■ SHORT TASK ■
Drop the pictures from the entries below, then reproduce the rest exactly.

+ + + + + + +

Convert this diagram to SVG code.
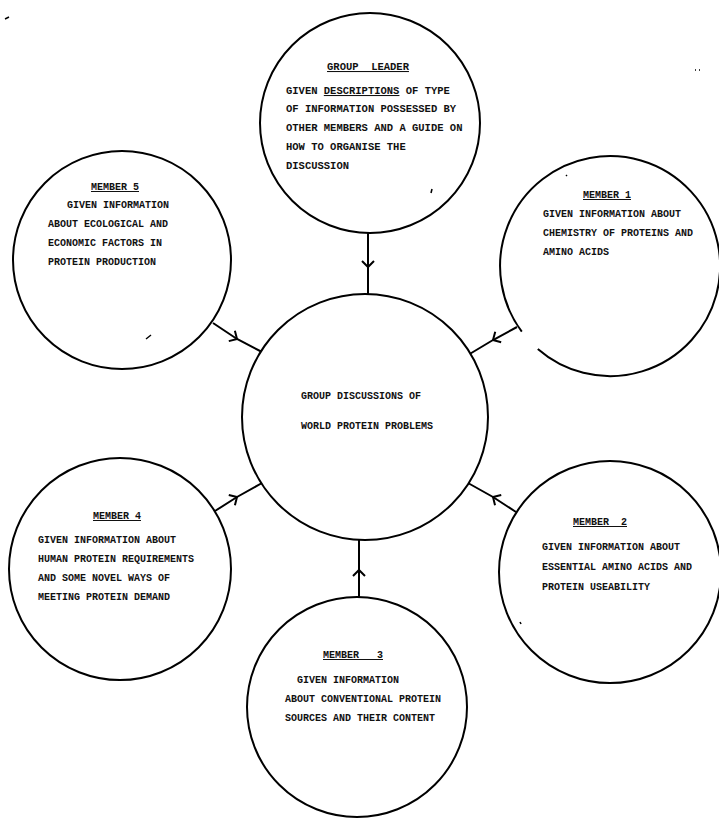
<svg xmlns="http://www.w3.org/2000/svg" width="719" height="819" viewBox="0 0 719 819">
<style>
.bg{fill:#ffffff}
.node circle,.node .ring{fill:#ffffff;stroke:#000;stroke-width:2}
text{font-family:"Liberation Mono","DejaVu Sans Mono",monospace;font-size:10px;font-weight:bold;fill:#111;white-space:pre}
.c{text-anchor:middle}
.u{text-decoration:underline}
.big{font-size:10.5px}
.conn path{fill:none;stroke:#000;stroke-width:2;marker-mid:url(#chev)}
.speck{stroke:#000;stroke-width:1.5;fill:none}
</style>
<defs>
<marker id="chev" markerUnits="userSpaceOnUse" markerWidth="16" markerHeight="16" viewBox="-8 -8 16 16" refX="0" refY="0" orient="auto">
<path d="M-6,-6 L0,0 L-6,6" fill="none" stroke="#000" stroke-width="2"/>
</marker>
</defs>
<rect class="bg" x="0" y="0" width="719" height="819"/>

<g id="connectors" class="conn">
<path d="M368,233 L368,267 L368,295"/>
<path d="M517,327 L493,340 L468,355"/>
<path d="M213,323 L237,339 L262,352"/>
<path d="M215,511 L237,497 L262,483"/>
<path d="M516,512 L493,497 L468,483"/>
<path d="M359,598 L359,570 L359,540"/>
</g>

<g id="group-leader" class="node">
<circle cx="370" cy="123" r="110"/>
<text class="c u big" x="368" y="70">GROUP  LEADER</text>
<text class="big" x="286" y="94">GIVEN <tspan class="u">DESCRIPTIONS</tspan> OF TYPE</text>
<text class="big" x="286" y="112">OF INFORMATION POSSESSED BY</text>
<text class="big" x="286" y="131">OTHER MEMBERS AND A GUIDE ON</text>
<text class="big" x="286" y="150">HOW TO ORGANISE THE</text>
<text class="big" x="286" y="169">DISCUSSION</text>
</g>

<g id="member-5" class="node">
<circle cx="122" cy="260" r="109"/>
<text class="c u" x="115" y="190">MEMBER 5</text>
<text x="67" y="208">GIVEN INFORMATION</text>
<text x="48" y="227">ABOUT ECOLOGICAL AND</text>
<text x="48" y="246">ECONOMIC FACTORS IN</text>
<text x="48" y="265">PROTEIN PRODUCTION</text>
</g>

<g id="member-1" class="node">
<path class="ring" d="M521.8,331.7 A110,110 0 1 1 537.8,349.0"/>
<text class="c u" x="607" y="198">MEMBER 1</text>
<text x="543" y="217">GIVEN INFORMATION ABOUT</text>
<text x="543" y="236">CHEMISTRY OF PROTEINS AND</text>
<text x="543" y="255">AMINO ACIDS</text>
</g>

<g id="center" class="node">
<circle cx="365" cy="417" r="123"/>
<text x="301" y="399">GROUP DISCUSSIONS OF</text>
<text x="301" y="429">WORLD PROTEIN PROBLEMS</text>
</g>

<g id="member-4" class="node">
<circle cx="120" cy="569" r="111"/>
<text class="c u" x="117" y="519">MEMBER 4</text>
<text x="38" y="543">GIVEN INFORMATION ABOUT</text>
<text x="38" y="562">HUMAN PROTEIN REQUIREMENTS</text>
<text x="38" y="581">AND SOME NOVEL WAYS OF</text>
<text x="38" y="600">MEETING PROTEIN DEMAND</text>
</g>

<g id="member-2" class="node">
<circle cx="610" cy="572" r="111"/>
<text class="c u" x="600" y="525">MEMBER  2</text>
<text x="542" y="550">GIVEN INFORMATION ABOUT</text>
<text x="542" y="570">ESSENTIAL AMINO ACIDS AND</text>
<text x="542" y="590">PROTEIN USEABILITY</text>
</g>

<g id="member-3" class="node">
<circle cx="357" cy="707" r="110"/>
<text class="c u" x="353" y="658">MEMBER   3</text>
<text x="297" y="683">GIVEN INFORMATION</text>
<text x="285" y="702">ABOUT CONVENTIONAL PROTEIN</text>
<text x="285" y="721">SOURCES AND THEIR CONTENT</text>
</g>

<g id="specks" class="speck">
<path d="M5,19 L9,17"/>
<path d="M432,189 L431,193"/>
<path d="M695,70 L696,70 M699,70 L700,70"/>
<path d="M566,175 L567,176"/>
<path d="M146,339 L151,335"/>
<path d="M520,622 L521,624"/>
</g>
</svg>
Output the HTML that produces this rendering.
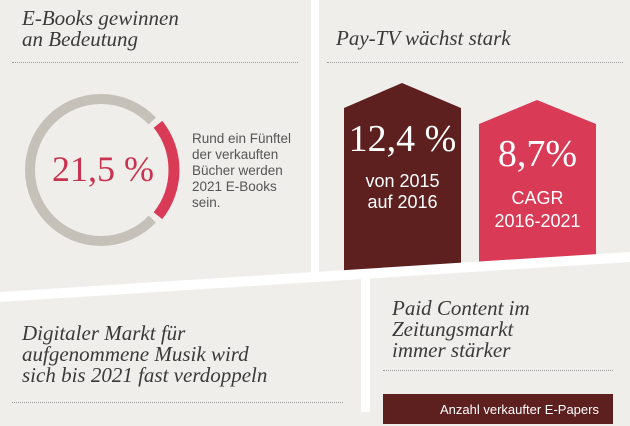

+ + + + + + +

■ ANSWER TO THIS PROBLEM ■
Convert this diagram to SVG code.
<svg xmlns="http://www.w3.org/2000/svg" width="719" height="819" viewBox="0 0 719 819">
<style>
.bg{fill:#ffffff}
.node circle,.node .ring{fill:#ffffff;stroke:#000;stroke-width:2}
text{font-family:"Liberation Mono","DejaVu Sans Mono",monospace;font-size:10px;font-weight:bold;fill:#111;white-space:pre}
.c{text-anchor:middle}
.u{text-decoration:underline}
.big{font-size:10.5px}
.conn path{fill:none;stroke:#000;stroke-width:2;marker-mid:url(#chev)}
.speck{stroke:#000;stroke-width:1.5;fill:none}
</style>
<defs>
<marker id="chev" markerUnits="userSpaceOnUse" markerWidth="16" markerHeight="16" viewBox="-8 -8 16 16" refX="0" refY="0" orient="auto">
<path d="M-6,-6 L0,0 L-6,6" fill="none" stroke="#000" stroke-width="2"/>
</marker>
</defs>
<rect class="bg" x="0" y="0" width="719" height="819"/>

<g id="connectors" class="conn">
<path d="M368,233 L368,267 L368,295"/>
<path d="M517,327 L493,340 L468,355"/>
<path d="M213,323 L237,339 L262,352"/>
<path d="M215,511 L237,497 L262,483"/>
<path d="M516,512 L493,497 L468,483"/>
<path d="M359,598 L359,570 L359,540"/>
</g>

<g id="group-leader" class="node">
<circle cx="370" cy="123" r="110"/>
<text class="c u big" x="368" y="70">GROUP  LEADER</text>
<text class="big" x="286" y="94">GIVEN <tspan class="u">DESCRIPTIONS</tspan> OF TYPE</text>
<text class="big" x="286" y="112">OF INFORMATION POSSESSED BY</text>
<text class="big" x="286" y="131">OTHER MEMBERS AND A GUIDE ON</text>
<text class="big" x="286" y="150">HOW TO ORGANISE THE</text>
<text class="big" x="286" y="169">DISCUSSION</text>
</g>

<g id="member-5" class="node">
<circle cx="122" cy="260" r="109"/>
<text class="c u" x="115" y="190">MEMBER 5</text>
<text x="67" y="208">GIVEN INFORMATION</text>
<text x="48" y="227">ABOUT ECOLOGICAL AND</text>
<text x="48" y="246">ECONOMIC FACTORS IN</text>
<text x="48" y="265">PROTEIN PRODUCTION</text>
</g>

<g id="member-1" class="node">
<path class="ring" d="M521.8,331.7 A110,110 0 1 1 537.8,349.0"/>
<text class="c u" x="607" y="198">MEMBER 1</text>
<text x="543" y="217">GIVEN INFORMATION ABOUT</text>
<text x="543" y="236">CHEMISTRY OF PROTEINS AND</text>
<text x="543" y="255">AMINO ACIDS</text>
</g>

<g id="center" class="node">
<circle cx="365" cy="417" r="123"/>
<text x="301" y="399">GROUP DISCUSSIONS OF</text>
<text x="301" y="429">WORLD PROTEIN PROBLEMS</text>
</g>

<g id="member-4" class="node">
<circle cx="120" cy="569" r="111"/>
<text class="c u" x="117" y="519">MEMBER 4</text>
<text x="38" y="543">GIVEN INFORMATION ABOUT</text>
<text x="38" y="562">HUMAN PROTEIN REQUIREMENTS</text>
<text x="38" y="581">AND SOME NOVEL WAYS OF</text>
<text x="38" y="600">MEETING PROTEIN DEMAND</text>
</g>

<g id="member-2" class="node">
<circle cx="610" cy="572" r="111"/>
<text class="c u" x="600" y="525">MEMBER  2</text>
<text x="542" y="550">GIVEN INFORMATION ABOUT</text>
<text x="542" y="570">ESSENTIAL AMINO ACIDS AND</text>
<text x="542" y="590">PROTEIN USEABILITY</text>
</g>

<g id="member-3" class="node">
<circle cx="357" cy="707" r="110"/>
<text class="c u" x="353" y="658">MEMBER   3</text>
<text x="297" y="683">GIVEN INFORMATION</text>
<text x="285" y="702">ABOUT CONVENTIONAL PROTEIN</text>
<text x="285" y="721">SOURCES AND THEIR CONTENT</text>
</g>

<g id="specks" class="speck">
<path d="M5,19 L9,17"/>
<path d="M432,189 L431,193"/>
<path d="M695,70 L696,70 M699,70 L700,70"/>
<path d="M566,175 L567,176"/>
<path d="M146,339 L151,335"/>
<path d="M520,622 L521,624"/>
</g>
</svg>
Output the HTML that produces this rendering.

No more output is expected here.